Shouldn't journalists know better? Y'all reported on the "four income categories: moderate income, low income, very low income, and extremely low income" that were introduced by City Hall last summer to describe affordability. Why aren't you using them?

We need to break up the city's concentration of poverty by integrating diverse income bands into the same housing: buildings that are abundantly mixed-income and stay that way. Developers who say it can't be done need to get creative if they truly want to build for all of the city and organize themselves at the federal level to change this racist policy.


Mitrano is a Rochester artist and activist who describes himself as "a renter on the cusp of the Inner Loop fill-in neighborhood organizing around development without displacement with the Our Land Roc coalition."

Downtown's more than Center City

"Downtown Rochester's Upward Climb" begins with a reference to Manhattan – which allows us to focus on a misnomer that impacts our perception of Rochester and suggestions for the future, that of "Downtown" versus the Center City.

The article repeats the word "downtown" incessantly, and a companion article on Arts in the Loop does the same, when both focus points are clearly center city.

Manhattan has an Uptown, Midtown, and Downtown, and the latter includes a multiplicity of neighborhoods: Soho, Greenwich Village, Chinatown, and Little Italy, to name a few.

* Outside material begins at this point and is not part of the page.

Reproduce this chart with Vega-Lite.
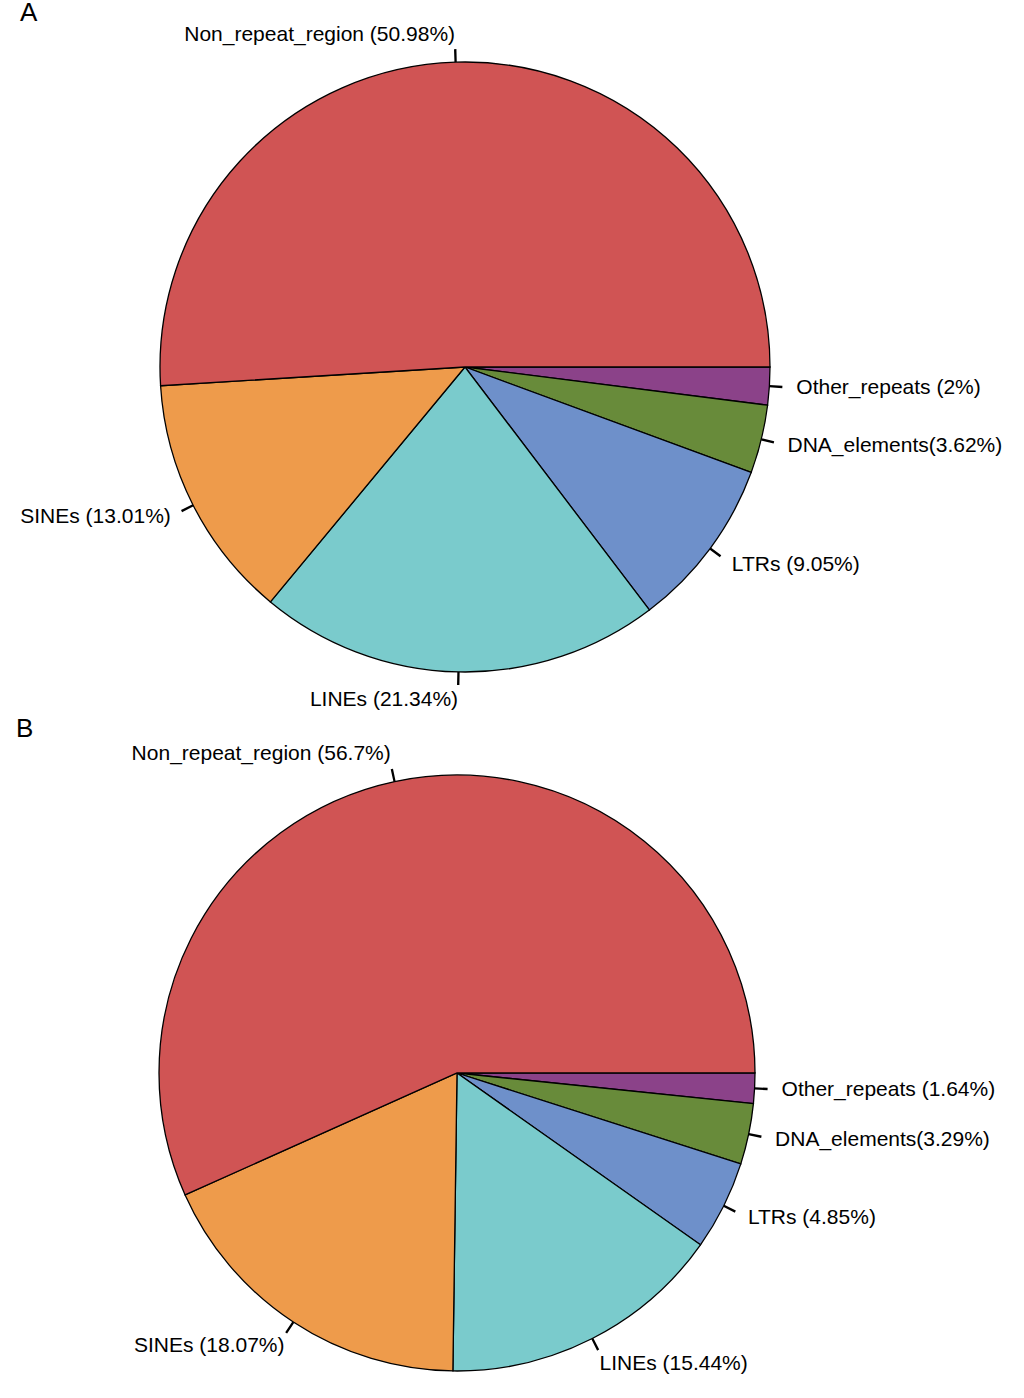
{
  "$schema": "https://vega.github.io/schema/vega-lite/v6.json",
  "padding": 0,
  "spacing": 0,
  "config": {"view": {"stroke": null}, "font": "Liberation Sans"},
  "datasets": {
    "a": [
      {"name": "Other_repeats (2%)", "v": 2, "ord": 1},
      {"name": "DNA_elements(3.62%)", "v": 3.62, "ord": 2},
      {"name": "LTRs (9.05%)", "v": 9.05, "ord": 3},
      {"name": "LINEs (21.34%)", "v": 21.34, "ord": 4},
      {"name": "SINEs (13.01%)", "v": 13.01, "ord": 5},
      {"name": "Non_repeat_region (50.98%)", "v": 50.98, "ord": 6}
    ],
    "b": [
      {"name": "Other_repeats (1.64%)", "v": 1.64, "ord": 1},
      {"name": "DNA_elements(3.29%)", "v": 3.29, "ord": 2},
      {"name": "LTRs (4.85%)", "v": 4.85, "ord": 3},
      {"name": "LINEs (15.44%)", "v": 15.44, "ord": 4},
      {"name": "SINEs (18.07%)", "v": 18.07, "ord": 5},
      {"name": "Non_repeat_region (56.7%)", "v": 56.7, "ord": 6}
    ]
  },
  "vconcat": [
    {
      "width": 930, "height": 698,
      "title": {"text": "A", "anchor": "start", "fontSize": 26, "fontWeight": "normal", "offset": 0, "dx": 20, "dy": 8, "frame": "group"},
      "data": {"name": "a"},
      "transform": [
        {"stack": "v", "groupby": [], "sort": [{"field": "ord"}], "as": ["s", "e"]},
        {"calculate": "(datum.s+datum.e)/2", "as": "m"},
        {"calculate": "datum.m-0.06", "as": "t1"},
        {"calculate": "datum.m+0.06", "as": "t2"}
      ],
      "layer": [
        {
          "mark": {"type": "arc", "radius": 305, "stroke": "black", "strokeWidth": 1.3},
          "encoding": {
            "theta": {"field": "s", "type": "quantitative", "scale": {"domain": [0, 100], "range": [1.5708, 7.854]}},
            "theta2": {"field": "e"},
            "color": {"field": "ord", "type": "nominal", "legend": null, "scale": {"domain": [1, 2, 3, 4, 5, 6], "range": ["#8B4289", "#688B3A", "#6E90CA", "#7ACBCC", "#EE9B4B", "#D05454"]}}
          }
        },
        {
          "mark": {"type": "arc", "radius": 305, "radius2": 318, "fill": "black"},
          "encoding": {
            "theta": {"field": "t1", "type": "quantitative", "scale": {"domain": [0, 100], "range": [1.5708, 7.854]}},
            "theta2": {"field": "t2"}
          }
        },
        {
          "transform": [{"filter": "datum.ord <= 3"}],
          "mark": {"type": "text", "radius": 332, "align": "left", "baseline": "middle", "fontSize": 21},
          "encoding": {"theta": {"field": "m", "type": "quantitative", "scale": {"domain": [0, 100], "range": [1.5708, 7.854]}}, "text": {"field": "name"}}
        },
        {
          "transform": [{"filter": "datum.ord == 5"}],
          "mark": {"type": "text", "radius": 330, "align": "right", "baseline": "middle", "fontSize": 21},
          "encoding": {"theta": {"field": "m", "type": "quantitative", "scale": {"domain": [0, 100], "range": [1.5708, 7.854]}}, "text": {"field": "name"}}
        },
        {
          "transform": [{"filter": "datum.ord == 4"}],
          "mark": {"type": "text", "radius": 322, "align": "right", "baseline": "top", "fontSize": 21},
          "encoding": {"theta": {"field": "m", "type": "quantitative", "scale": {"domain": [0, 100], "range": [1.5708, 7.854]}}, "text": {"field": "name"}}
        },
        {
          "transform": [{"filter": "datum.ord == 6"}],
          "mark": {"type": "text", "radius": 322, "align": "right", "baseline": "bottom", "fontSize": 21},
          "encoding": {"theta": {"field": "m", "type": "quantitative", "scale": {"domain": [0, 100], "range": [1.5708, 7.854]}}, "text": {"field": "name"}}
        }
      ]
    },
    {
      "width": 914, "height": 670,
      "title": {"text": "B", "anchor": "start", "fontSize": 26, "fontWeight": "normal", "offset": 0, "dx": 16, "dy": 4, "frame": "group"},
      "data": {"name": "b"},
      "transform": [
        {"stack": "v", "groupby": [], "sort": [{"field": "ord"}], "as": ["s", "e"]},
        {"calculate": "(datum.s+datum.e)/2", "as": "m"},
        {"calculate": "datum.m-0.06", "as": "t1"},
        {"calculate": "datum.m+0.06", "as": "t2"}
      ],
      "layer": [
        {
          "mark": {"type": "arc", "radius": 298, "stroke": "black", "strokeWidth": 1.3},
          "encoding": {
            "theta": {"field": "s", "type": "quantitative", "scale": {"domain": [0, 100], "range": [1.5708, 7.854]}},
            "theta2": {"field": "e"},
            "color": {"field": "ord", "type": "nominal", "legend": null, "scale": {"domain": [1, 2, 3, 4, 5, 6], "range": ["#8B4289", "#688B3A", "#6E90CA", "#7ACBCC", "#EE9B4B", "#D05454"]}}
          }
        },
        {
          "mark": {"type": "arc", "radius": 298, "radius2": 311, "fill": "black"},
          "encoding": {
            "theta": {"field": "t1", "type": "quantitative", "scale": {"domain": [0, 100], "range": [1.5708, 7.854]}},
            "theta2": {"field": "t2"}
          }
        },
        {
          "transform": [{"filter": "datum.ord <= 3"}],
          "mark": {"type": "text", "radius": 325, "align": "left", "baseline": "middle", "fontSize": 21},
          "encoding": {"theta": {"field": "m", "type": "quantitative", "scale": {"domain": [0, 100], "range": [1.5708, 7.854]}}, "text": {"field": "name"}}
        },
        {
          "transform": [{"filter": "datum.ord == 4"}],
          "mark": {"type": "text", "radius": 314, "align": "left", "baseline": "top", "fontSize": 21},
          "encoding": {"theta": {"field": "m", "type": "quantitative", "scale": {"domain": [0, 100], "range": [1.5708, 7.854]}}, "text": {"field": "name"}}
        },
        {
          "transform": [{"filter": "datum.ord == 5"}],
          "mark": {"type": "text", "radius": 314, "align": "right", "baseline": "top", "fontSize": 21},
          "encoding": {"theta": {"field": "m", "type": "quantitative", "scale": {"domain": [0, 100], "range": [1.5708, 7.854]}}, "text": {"field": "name"}}
        },
        {
          "transform": [{"filter": "datum.ord == 6"}],
          "mark": {"type": "text", "radius": 316, "align": "right", "baseline": "bottom", "fontSize": 21},
          "encoding": {"theta": {"field": "m", "type": "quantitative", "scale": {"domain": [0, 100], "range": [1.5708, 7.854]}}, "text": {"field": "name"}}
        }
      ]
    }
  ]
}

Similarly, Rochester's downtown includes Center City, Corn Hill, High Falls – and the Northeast Quadrant of St. Paul, Clinton, Joseph, and Hudson Avenues. Thus the population of Downtown is not 7,000. It's greater than 100,000!

One hundred thousand vibrant lives with vibrant businesses to shop, vibrant places, to worship, vibrant arts organizations – and the sooner we embrace the true borders of Downtown, the quicker we will integrate our city financially, spiritually, ethnically, racially, emotionally.


Scheier is president of the Joseph Avenue Arts and Culture Alliance and vice president of the Joseph Avenue Business Association.

Correcting ourselves

In our article about the March 30 forum on the Rochester City School District, we erroneously stated that the school district has to complete a revised version of a reform plan by April 19. District officials say that date has not been set.